Of course, the catastrophic failure of the two tightly-regulated, government-sponsored enterprises is now the stuff of financial legend. Buffett's point stands as a nice antidote to the myth that tight government control can prevent most anything from going wrong. And as Fannie and Freddie were government enterprises, it also shows how government not only fails to prevent catastrophe, but often creates it or makes it possible.

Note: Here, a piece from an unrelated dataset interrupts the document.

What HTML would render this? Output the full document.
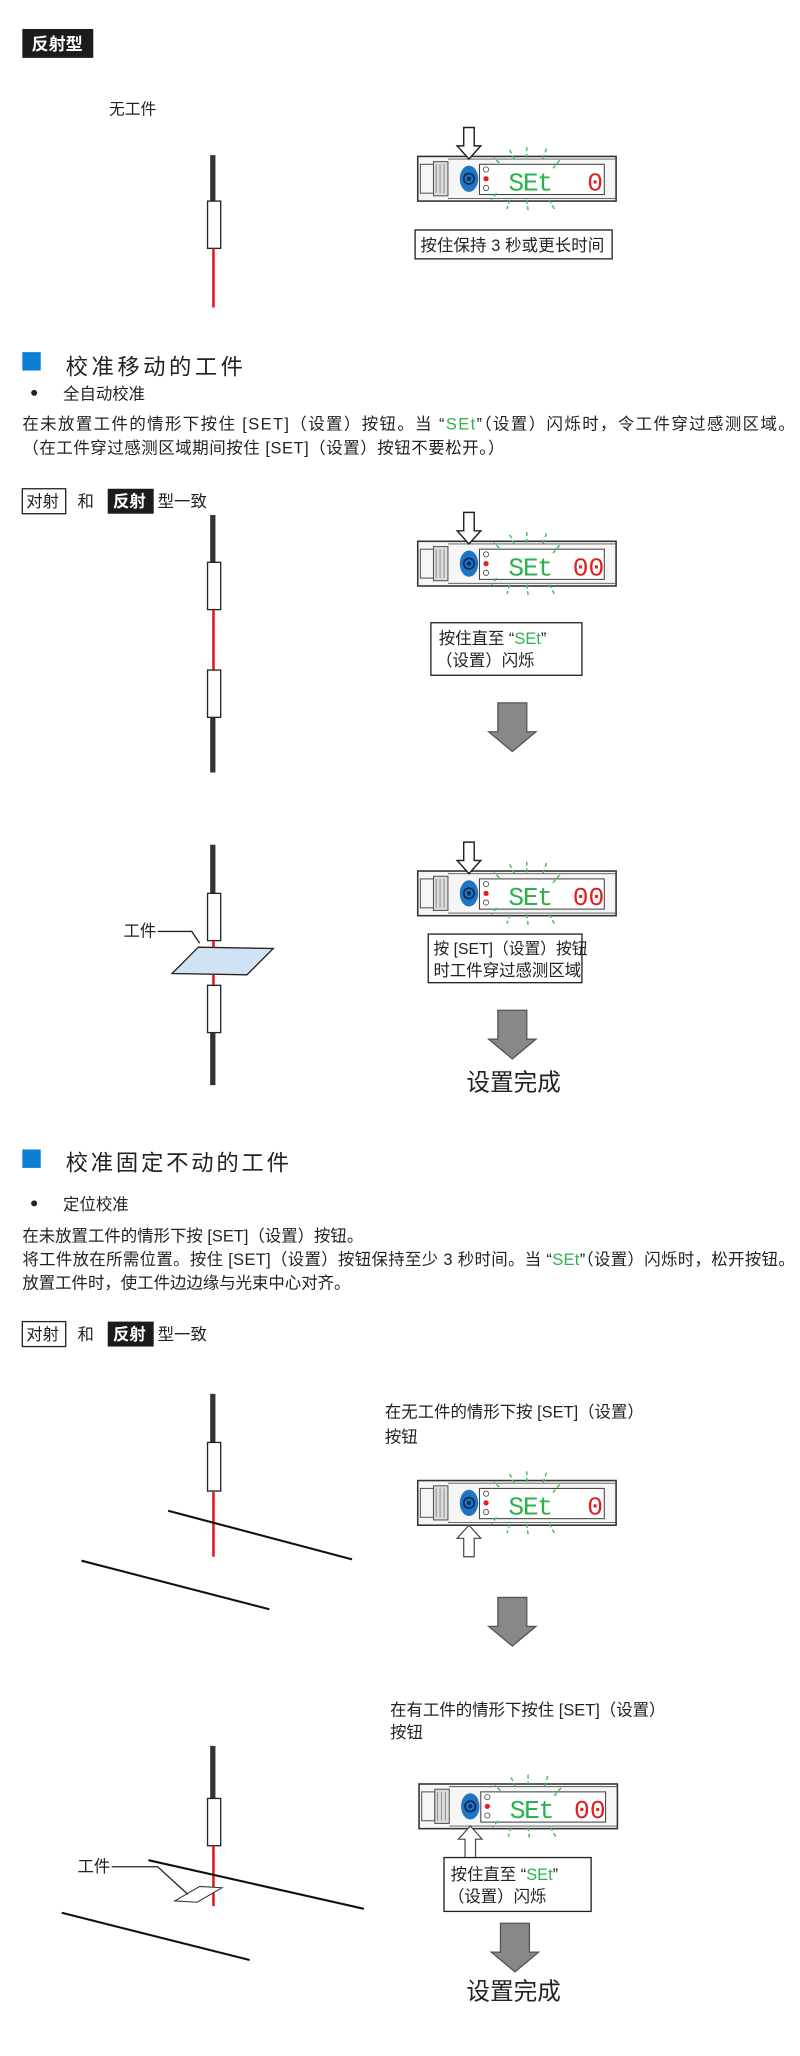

On Tuesday, the Internal Revenue Service announced that about 100,000 taxpayers had had their personal data stolen from one of the agency's systems. As the Washington Examiner's Sarah Westwood reported Wednesday, this theft comes after years of warnings from the Treasury Department's inspector general about identity theft, which already costs the agency more than $5 billion each year, and which the agency remains incapable of preventing. No one expects the Internal Revenue Service — the supposedly wise guardian of millions of Americans' most private financial data — to be a leaky sieve for identity thieves to exploit. But it is.

Historically, fraudsters have exploited the tax-filing process by claiming the tax refunds of others. The IRS, ever quick to pounce taxpayers for innocent errors, is notoriously slow in dealing with such situations once they have been identified — according to the Government Accountability Office, it can take up to nine months in resolving them. And as the inspector general noted in 2012, the agency has no idea how many identity thieves exploit their processes to make bank.

In the immediate case, the IRS suffered from a breach of personal data, which apparently originated in Russia. Such hacking does take place, but unlike with Target and other private companies that suffer data breaches, Americans have no choice about whether to share their information with the IRS.

For millions, this is also true of the state and federal Obamacare exchanges. New mandates now require Americans to purchase insurance and providers and insurers to keep electronic records. This means government has put many more Americans' intimate personal data at risk today than just a few years ago. State exchanges in Minnesota, Vermont and Connecticut are known to have been compromised, as has the federal healthcare.gov system. In fact, security for healthcare.gov was so primitive at launch that anyone who knew how to construct a URL correctly could access complete strangers' health and income information.

The IRS's foibles this week show once again that Americans today are, more than ever before, at the mercy of government's competence in matters of self-regulation and information technology. That is never a good place to be.